Tushar Mountains - Watershed

Watershed

The Tushars contain a variety of annual and perennial streams that receive their flow from annual snowpack. The entire watershed region is divided into two main watershed locations: Beaver River originates in the Tushar Mountains east of Beaver at the confluence of the South Fork and several other creeks and springs. It drains west past Beaver and Milford and the southern end of the Mineral Range then turns north and disappears into the ground at the Beaver Bottoms near Red Rock Knoll and Black Rock in Millard County. In earlier days it was known for its large number of beaver colonies. Jedediah Smith called it "The Lost River" and Dominguez and Escalante called it "El Rio de Tejedor" (The Beaver River).

The Sevier River, extending 383 miles (616 km), is the longest Utah river entirely in the state and drains an extended chain of mountain farming valleys to the intermittent Sevier Lake.

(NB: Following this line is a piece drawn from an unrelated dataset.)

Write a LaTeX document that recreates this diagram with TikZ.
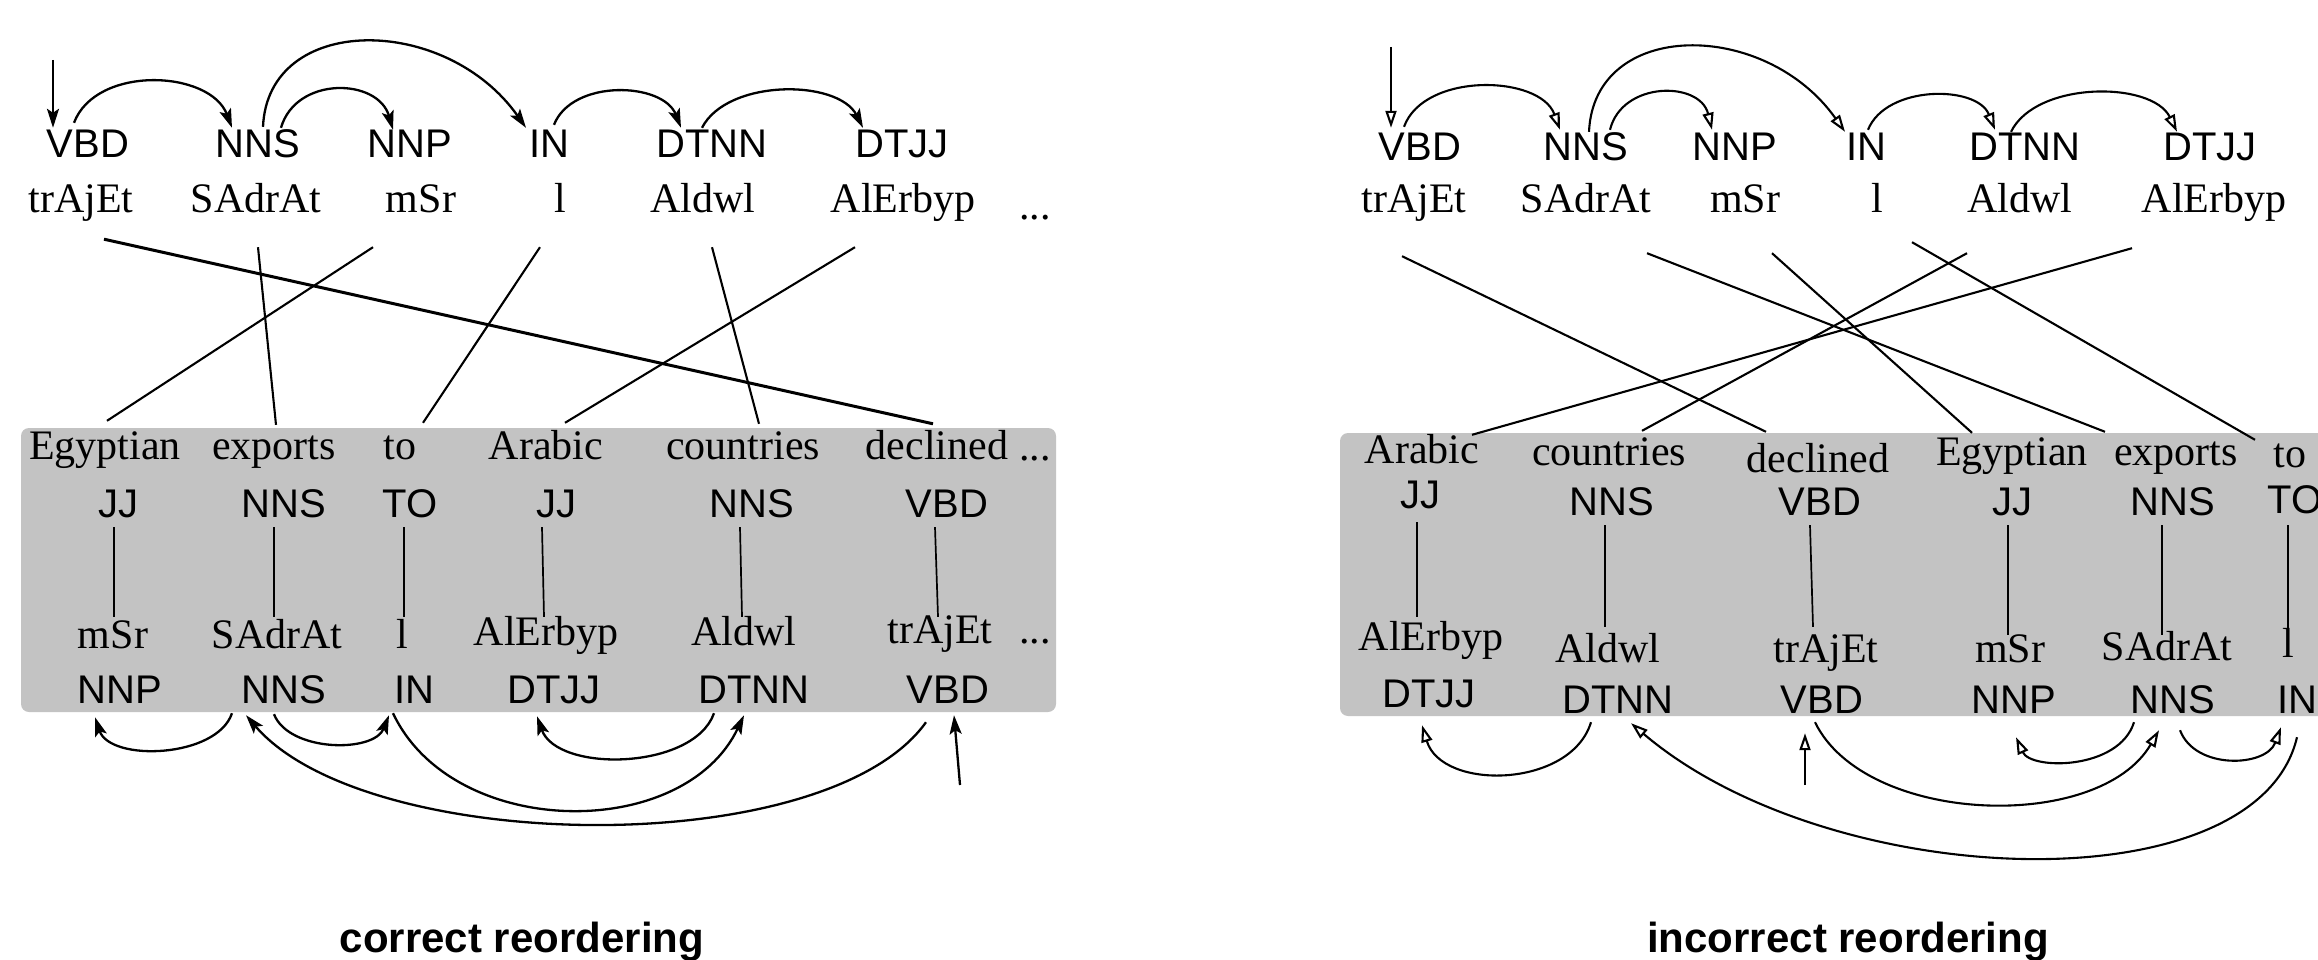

The Upper Sevier is used extensively for irrigation, and consequently Sevier Lake is now essentially dry. Sevier Lake is a remnant of Lake Bonneville, a freshwater lake that covered much of the western and north western portions of Utah.

Some of the more prominent creeks and streams are: Clear Creek, Pine Creek, Beaver Creek, Cottonwood Creek and various other small steams which drain into the Sevier River. All the watershed from the Tushars has a final terminus in Sevier Lake located in western Utah and is part of the Great Basin. No water reaches any ocean from the Tushars.